France also argues it would cost millions and be incredibly complex to check that every farmer is complying with annual crop rotation rules on each parcel of land.

“It’s nonsense,” said a senior EU official who declined to be named.

The Commission argues that the final compromise is still an improvement on the current CAP, thanks to a clause allowing countries to prevent the creation of large monocultures. However, it clearly chalked up the crop rotation debate as a defeat, with another EU official telling journalists after the deal was done: “Clearly we would have preferred to have only crop rotation as a norm, without any possibility to derogate.”

“The agreement is not perfect, but it’s a big step in the right direction,” they added, citing “strong pressure” to water it down.

Céline Duroc, the head of the French maize lobby AGPM, said that mandating a strict annual crop rotation failed to account for the reality of modern farming. “The reality is that it can’t happen like that on farms for many reasons, technical and economic,” Duroc said.

“The farmers from 3,000 years ago didn’t exactly have the same technologies available and they didn’t have the same obligations to feed the planet either. I absolutely don’t believe we are going backwards,” she added.

Having given EU capitals some leeway on crop rotation during the negotiations, MEPs now expect governments to align their national strategic plans with the Green Deal. But that’s also facing resistance in the Council, with countries pushing to maintain distance between the farm and climate plans.  

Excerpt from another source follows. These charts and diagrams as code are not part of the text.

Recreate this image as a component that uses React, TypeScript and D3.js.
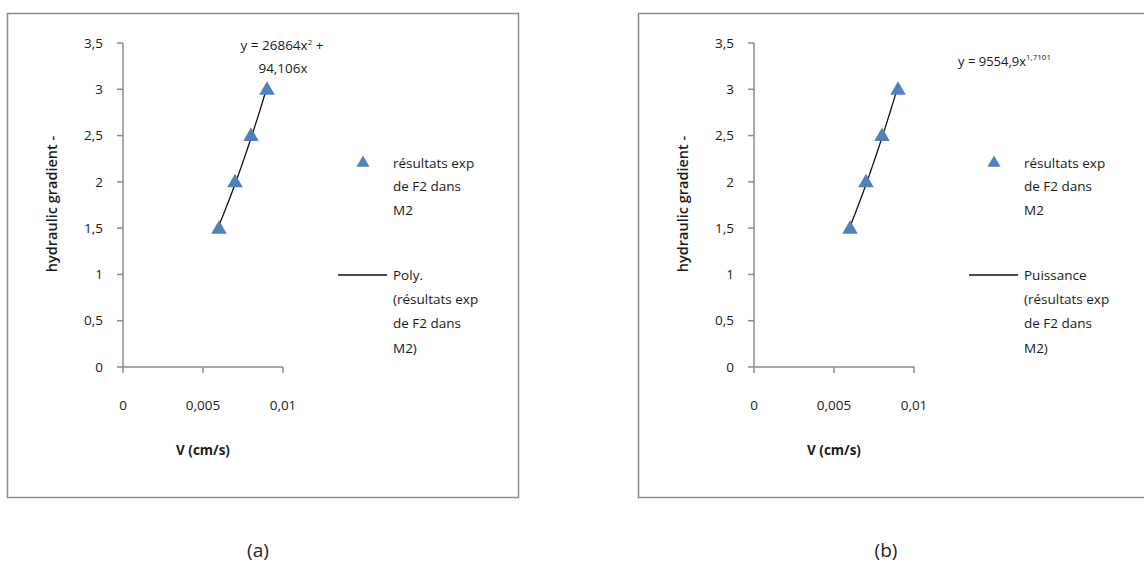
import React from "react";
import * as d3 from "d3";

// Measured velocity (cm/s) and hydraulic gradient for F2 in M2
const velocity = [0.006, 0.007, 0.008, 0.009];
const gradient = [1.5, 2, 2.5, 3];

const yTicks = [0, 0.5, 1, 1.5, 2, 2.5, 3, 3.5];
const xTicks = [0, 0.005, 0.01];
const yTickLabels = ["0", "0,5", "1", "1,5", "2", "2,5", "3", "3,5"];
const xTickLabels = ["0", "0,005", "0,01"];

// Trendline coefficients
const polyA = 26864;
const polyB = 94.106;
const powC = 9554.9;
const powK = 1.7101;

const W = 1144;
const H = 568;
const FONT = "'Open Sans', Lato, sans-serif";
const TXT = "#1a1a1a";
const AXIS = "#8c8c8c";
const FS = 13.5;

const x = d3.scaleLinear().domain([0, 0.01]).range([116, 276]);
const y = d3.scaleLinear().domain([0, 3.5]).range([367, 43]);

type PanelProps = {
  ox: number;
  fit: (v: number) => number;
  fitName: string;
  equation: React.ReactNode;
  caption: string;
  frameRight: number;
};

function Panel({ ox, fit, fitName, equation, caption, frameRight }: PanelProps) {
  const xs = d3.range(0, 31).map((i) => 0.006 + (i * 0.003) / 30);
  const line = d3
    .line<number>()
    .x((v) => x(v))
    .y((v) => y(fit(v)));
  const tri = d3.symbol().type(d3.symbolTriangle).size(105)();
  const x0 = x(0);
  const y0 = y(0);
  return (
    <g transform={`translate(${ox},0)`} fontFamily={FONT}>
      <rect x={0.5} y={13.5} width={frameRight} height={484} fill="#fff" stroke={AXIS} strokeWidth={1.5} />
      {/* y axis */}
      <line x1={x0} x2={x0} y1={y(3.5)} y2={y0} stroke={AXIS} strokeWidth={1.5} />
      {yTicks.map((t, i) => (
        <g key={"y" + i}>
          <line x1={x0 - 6} x2={x0} y1={y(t)} y2={y(t)} stroke={AXIS} strokeWidth={1.5} />
          <text x={x0 - 20} y={y(t)} dy="0.35em" textAnchor="end" fontSize={FS} fill={TXT}>
            {yTickLabels[i]}
          </text>
        </g>
      ))}
      {/* x axis */}
      <line x1={x0} x2={x(0.01)} y1={y0} y2={y0} stroke={AXIS} strokeWidth={1.5} />
      {xTicks.map((t, i) => (
        <g key={"x" + i}>
          <line x1={x(t)} x2={x(t)} y1={y0} y2={y0 + 6} stroke={AXIS} strokeWidth={1.5} />
          <text x={x(t)} y={405} dy="0.35em" textAnchor="middle" fontSize={FS} fill={TXT}>
            {xTickLabels[i]}
          </text>
        </g>
      ))}
      <text x={196} y={450} dy="0.35em" textAnchor="middle" fontSize={FS} fontWeight={700} fill={TXT}>
        V (cm/s)
      </text>
      <text
        transform={`translate(45,204) rotate(-90)`}
        dy="0.35em"
        textAnchor="middle"
        fontSize={14.5}
        fontWeight={600}
        fill={TXT}
      >
        hydraulic gradient -
      </text>
      {/* trendline */}
      <path d={line(xs) ?? ""} fill="none" stroke="#111" strokeWidth={1.3} />
      {/* data */}
      {velocity.map((v, i) => (
        <path key={i} d={tri ?? ""} transform={`translate(${x(v)},${y(gradient[i]) + 1})`} fill="#4f81bd" />
      ))}
      {equation}
      {/* legend */}
      <path d={d3.symbol().type(d3.symbolTriangle).size(75)() ?? ""} transform="translate(356,163)" fill="#4f81bd" />
      {["résultats exp", "de F2 dans", "M2"].map((s, i) => (
        <text key={"l1" + i} x={386} y={163 + i * 23.5} dy="0.35em" fontSize={FS} fill={TXT}>
          {s}
        </text>
      ))}
      <line x1={331} x2={380} y1={275} y2={275} stroke="#111" strokeWidth={1.5} />
      {[fitName, "(résultats exp", "de F2 dans", "M2)"].map((s, i) => (
        <text key={"l2" + i} x={386} y={275 + i * 24.3} dy="0.35em" fontSize={FS} fill={TXT}>
          {s}
        </text>
      ))}
      <text x={caption === "(a)" ? 251 : 248} y={550} dy="0.35em" textAnchor="middle" fontSize={19} fill="#222">
        {caption}
      </text>
    </g>
  );
}

export default function App() {
  const polyFit = (v: number) => polyA * v * v + polyB * v;
  const powFit = (v: number) => powC * Math.pow(v, powK);
  return (
    <svg width={W} height={H} style={{ display: "block", position: "absolute", left: 0, top: 0 }}>
      <rect width={W} height={H} fill="#fff" />
      <Panel
        ox={7}
        fit={polyFit}
        fitName="Poly."
        frameRight={511}
        caption="(a)"
        equation={
          <g fontSize={FS} fill={TXT} textAnchor="middle">
            <text x={275} y={45} dy="0.35em">
              y = 26864x<tspan dy={-5} fontSize={8}>2</tspan>
              <tspan dy={5}> +</tspan>
            </text>
            <text x={276} y={68} dy="0.35em">
              94,106x
            </text>
          </g>
        }
      />
      <Panel
        ox={638}
        fit={powFit}
        fitName="Puissance"
        frameRight={520}
        caption="(b)"
        equation={
          <text x={320} y={61} dy="0.35em" fontSize={13} fill={TXT}>
            y = 9554,9x<tspan dy={-6} fontSize={8}>1,7101</tspan>
          </text>
        }
      />
    </svg>
  );
}
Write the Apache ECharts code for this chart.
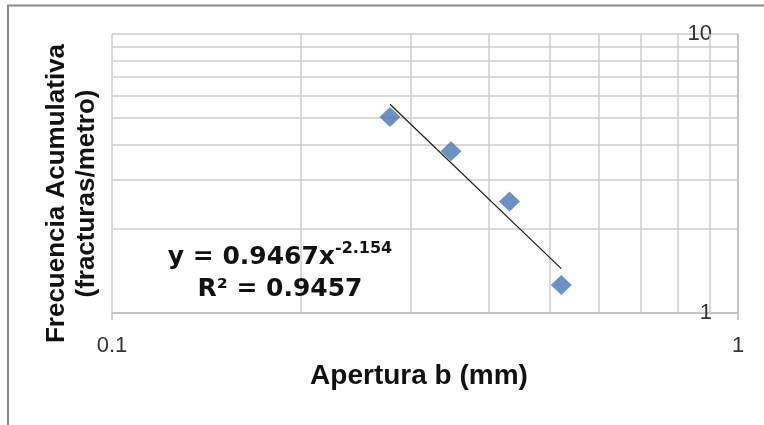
<!DOCTYPE html>
<html>
 <head>
  <meta charset="utf-8" />
  <title>Frecuencia acumulativa vs apertura</title>
  <script type="text/javascript" src="https://cdn.jsdelivr.net/npm/echarts@6/dist/echarts.min.js"></script>
  <style type="text/css">
html, body {
	width: 100%;
	height: 100%;
	margin: 0;
	background: #fff;
}

#main {
	width: 764px;
	height: 425px;
}
</style>
 </head>
 <body>
  <div id="main"></div>

<script type="text/javascript">
// datos
var apertura = [0.278, 0.348, 0.4315, 0.522];   // mm
var frecuencia = [5.04, 3.80, 2.51, 1.26];      // fracturas/metro
var xTicks = [0.1, 1];
var yTicks = [1, 10];
var xMinor = [0.2, 0.3, 0.4, 0.5, 0.6, 0.7, 0.8, 0.9];
var yMinor = [2, 3, 4, 5, 6, 7, 8, 9];
var ecuacion = 'y = 0.9467x';
var exponente = '-2.154';
var r2 = 'R² = 0.9457';

// linea de tendencia potencial (minimos cuadrados en log-log)
function ajustePotencia(xs, ys) {
    var lx = xs.map(Math.log10), ly = ys.map(Math.log10);
    var n = lx.length, mx = 0, my = 0;
    for (var i = 0; i < n; i++) { mx += lx[i] / n; my += ly[i] / n; }
    var sxy = 0, sxx = 0;
    for (var j = 0; j < n; j++) {
        sxy += (lx[j] - mx) * (ly[j] - my);
        sxx += (lx[j] - mx) * (lx[j] - mx);
    }
    var b = sxy / sxx, a = my - b * mx;
    return function (x) { return Math.pow(10, a + b * Math.log10(x)); };
}
var f = ajustePotencia(apertura, frecuencia);
var xIni = Math.min.apply(null, apertura), xFin = Math.max.apply(null, apertura);
var tendencia = [[xIni, f(xIni)], [xFin, f(xFin)]];

var gridColor = '#cdcdcd';
var chart = echarts.init(document.getElementById('main'));

var option = {
    animation: false,
    grid: {
        left: 112,
        right: 26,
        top: 34,
        bottom: 112
    },
    xAxis: {
        type: 'log',
        logBase: 10,
        min: xTicks[0],
        max: xTicks[1],
        name: 'Apertura b (mm)',
        nameLocation: 'middle',
        nameGap: 45,
        nameTextStyle: {
            fontFamily: 'Liberation Sans',
            fontWeight: 'bold',
            fontSize: 28,
            color: '#111',
            padding: [0, 12, 0, 0]
        },
        axisLine: { lineStyle: { color: '#bdbdbd', width: 1.5 } },
        axisTick: { show: true, length: 7, lineStyle: { color: '#bdbdbd', width: 1.5 } },
        axisLabel: {
            fontFamily: 'Liberation Sans',
            fontSize: 22,
            color: '#333',
            margin: 22,
            formatter: function (v) { return String(v); }
        },
        splitLine: { show: true, lineStyle: { color: gridColor, width: 1.5 } }
    },
    yAxis: [{
        type: 'log',
        logBase: 10,
        min: yTicks[0],
        max: yTicks[1],
        position: 'right',
        axisLine: { show: true, lineStyle: { color: '#bdbdbd', width: 1.5 } },
        axisTick: { show: false },
        axisLabel: {
            inside: true,
            margin: 26,
            fontFamily: 'Liberation Sans',
            fontSize: 22,
            color: '#333'
        },
        splitLine: { show: true, lineStyle: { color: gridColor, width: 1.5 } }
    }, {
        type: 'log',
        logBase: 10,
        min: yTicks[0],
        max: yTicks[1],
        position: 'left',
        name: 'Frecuencia Acumulativa\n(fracturas/metro)',
        nameLocation: 'middle',
        nameRotate: 90,
        nameGap: 10,
        nameTextStyle: {
            fontFamily: 'Liberation Sans',
            fontWeight: 'bold',
            fontSize: 26,
            lineHeight: 30,
            color: '#111',
            padding: [0, 40, 0, 0]
        },
        axisLine: { show: false },
        axisTick: { show: false },
        axisLabel: { show: false },
        splitLine: { show: false }
    }],
    graphic: [{
        type: 'rect',
        silent: true,
        z: -10,
        shape: { x: 8, y: 5.5, width: 800, height: 500 },
        style: { fill: 'none', stroke: '#8a8a8a', lineWidth: 2 }
    }, {
        type: 'text',
        x: 280,
        y: 273,
        z: 10,
        style: {
            text: '{b|' + ecuacion + '}{s|' + exponente + '}\n{b|' + r2 + '}',
            align: 'center',
            verticalAlign: 'middle',
            rich: {
                b: {
                    fontFamily: 'DejaVu Sans',
                    fontWeight: 'bold',
                    fontSize: 25,
                    lineHeight: 32,
                    fill: '#111'
                },
                s: {
                    fontFamily: 'DejaVu Sans',
                    fontWeight: 'bold',
                    fontSize: 16,
                    lineHeight: 16,
                    verticalAlign: 'top',
                    fill: '#111'
                }
            }
        }
    }],
    series: [{
        name: 'Frecuencia',
        type: 'scatter',
        yAxisIndex: 0,
        data: apertura.map(function (x, i) { return [x, frecuencia[i]]; }),
        symbol: 'diamond',
        symbolSize: [21, 20],
        itemStyle: { color: '#4677b8' },
        z: 4,
        markLine: {
            silent: true,
            z: 1,
            symbol: 'none',
            label: { show: false },
            lineStyle: { type: 'solid', color: gridColor, width: 1.5 },
            data: xMinor.map(function (v) { return { xAxis: v }; })
                .concat(yMinor.map(function (v) { return { yAxis: v }; }))
        }
    }, {
        name: 'Tendencia',
        type: 'line',
        yAxisIndex: 0,
        data: tendencia,
        symbol: 'none',
        z: 3,
        lineStyle: { color: '#1a1a1a', width: 1.2 }
    }]
};

chart.setOption(option);
</script>
 </body>
</html>
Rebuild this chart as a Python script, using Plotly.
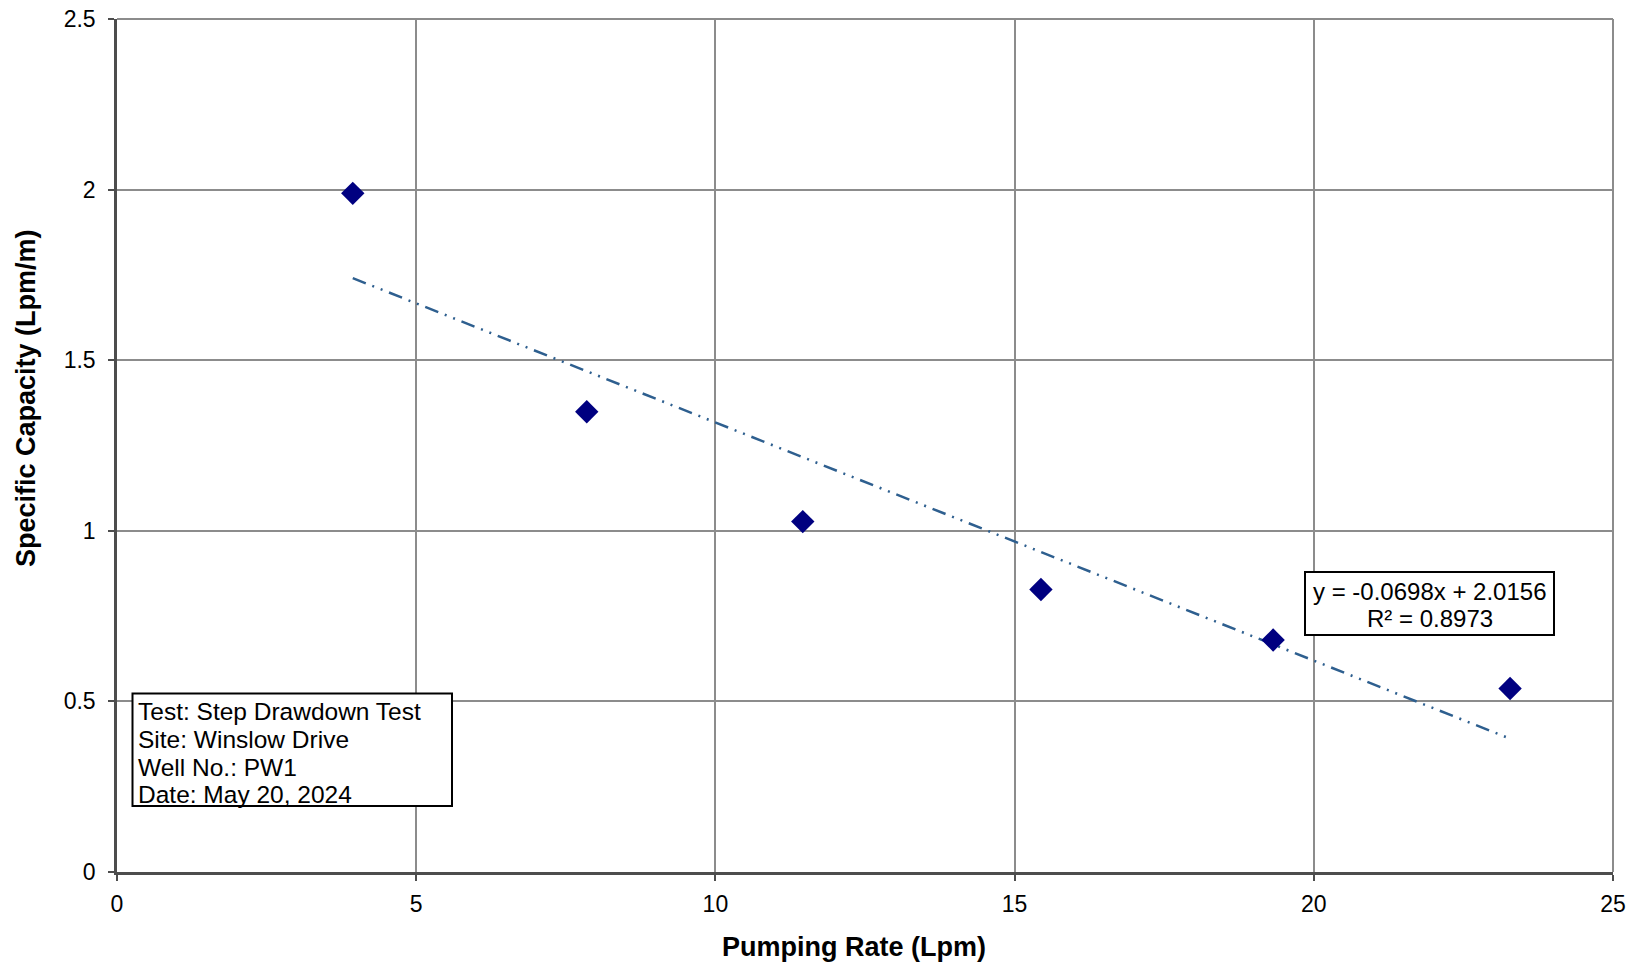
import plotly.graph_objects as go

# Data
pumping_rate = [3.94, 7.85, 11.46, 15.44, 19.32, 23.28]
specific_capacity = [1.989, 1.349, 1.027, 0.828, 0.680, 0.538]
slope = -0.0698
intercept = 2.0156
r_squared = 0.8973
x_ticks = [0, 5, 10, 15, 20, 25]
y_ticks = [0, 0.5, 1, 1.5, 2, 2.5]
y_tick_labels = ["0", "0.5", "1", "1.5", "2", "2.5"]
info_lines = ["Test: Step Drawdown Test", "Site: Winslow Drive", "Well No.: PW1", "Date: May 20, 2024"]
eq_lines = [f"y = {slope}x + {intercept}", f"R² = {r_squared}"]

trend_x = [min(pumping_rate), max(pumping_rate)]
trend_y = [slope * v + intercept for v in trend_x]

FONT = "Liberation Sans, Arial, sans-serif"
W, H = 1639, 967
L, R, T, B = 117, 26, 19, 95
PW, PH = W - L - R, H - T - B


def px(xp):
    return (xp - L) / PW


def py(yp):
    return (H - B - yp) / PH


fig = go.Figure()
fig.add_trace(go.Scatter(
    x=trend_x, y=trend_y, mode="lines",
    line=dict(color="#2e5f8f", width=2.5, dash="14px,7px,2px,7px,2px,7px"),
    showlegend=False, hoverinfo="skip"))
fig.add_trace(go.Scatter(
    x=pumping_rate, y=specific_capacity, mode="markers",
    marker=dict(symbol="diamond", size=18, color="#000080"),
    showlegend=False))

axis_common = dict(
    showgrid=True, gridcolor="#8c8c8c", gridwidth=2,
    showline=True, linecolor="#4d4d4d", linewidth=2.5, mirror=False,
    ticks="outside", ticklen=6, tickcolor="#4d4d4d", tickwidth=2,
    zeroline=False, automargin=False,
    tickfont=dict(family=FONT, size=23, color="#000000"),
)

fig.update_xaxes(range=[0, 25], tickvals=x_ticks, ticklabelstandoff=4, **axis_common)
fig.update_yaxes(range=[0, 2.5], tickvals=y_ticks, ticktext=y_tick_labels,
                 ticklabelstandoff=8, **axis_common)

# right and top border lines
fig.add_shape(type="line", xref="paper", yref="paper", x0=1, x1=1, y0=0, y1=1,
              line=dict(color="#8c8c8c", width=2))
fig.add_shape(type="line", xref="paper", yref="paper", x0=0, x1=1, y0=1, y1=1,
              line=dict(color="#8c8c8c", width=2))

# axis titles
fig.add_annotation(xref="paper", yref="paper", x=px(854), y=py(947),
                   text="<b>Pumping Rate (Lpm)</b>", showarrow=False,
                   xanchor="center", yanchor="middle",
                   font=dict(family=FONT, size=27, color="#000"))
fig.add_annotation(xref="paper", yref="paper", x=px(26), y=py(398),
                   text="<b>Specific Capacity (Lpm/m)</b>", showarrow=False,
                   textangle=-90, xanchor="center", yanchor="middle",
                   font=dict(family=FONT, size=27, color="#000"))

# info box
fig.add_shape(type="rect", xref="paper", yref="paper",
              x0=px(132.5), x1=px(452), y0=py(806), y1=py(693.5),
              line=dict(color="#000", width=2), fillcolor="#ffffff")
for i, line in enumerate(info_lines):
    fig.add_annotation(xref="paper", yref="paper", x=px(136), y=py(711.5 + i * 27.8),
                       text=line, showarrow=False, xanchor="left", yanchor="middle",
                       font=dict(family=FONT, size=24.5, color="#000"))

# equation box
fig.add_shape(type="rect", xref="paper", yref="paper",
              x0=px(1305), x1=px(1554), y0=py(635), y1=py(572),
              line=dict(color="#000", width=2), fillcolor="#ffffff")
for i, line in enumerate(eq_lines):
    fig.add_annotation(xref="paper", yref="paper", x=px(1429.5), y=py(591.5 + i * 27),
                       text=line, showarrow=False, xanchor="center", yanchor="middle",
                       font=dict(family=FONT, size=24, color="#000"))

fig.update_layout(
    width=W, height=H,
    margin=dict(l=L, r=R, t=T, b=B, autoexpand=False),
    plot_bgcolor="#ffffff", paper_bgcolor="#ffffff",
    font=dict(family=FONT),
)

fig.write_html("out.html")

MEP Canfin called this “totally unacceptable” given the deal they struck.

Dutch Green lawmaker Bas Eickhout said MEPs would turn up the pressure on the Commission this week in Strasbourg: The Greens, some Left MEPs and the German S&D delegation are expected to vote against the CAP reform on Tuesday, although this won’t be enough to stop it from passing.

“We also want to hear from the Commission not only about this vote but what are they going to do with the follow up and how are they going to use the little hooks that are there to reference the Green Deal,” Eickhout said.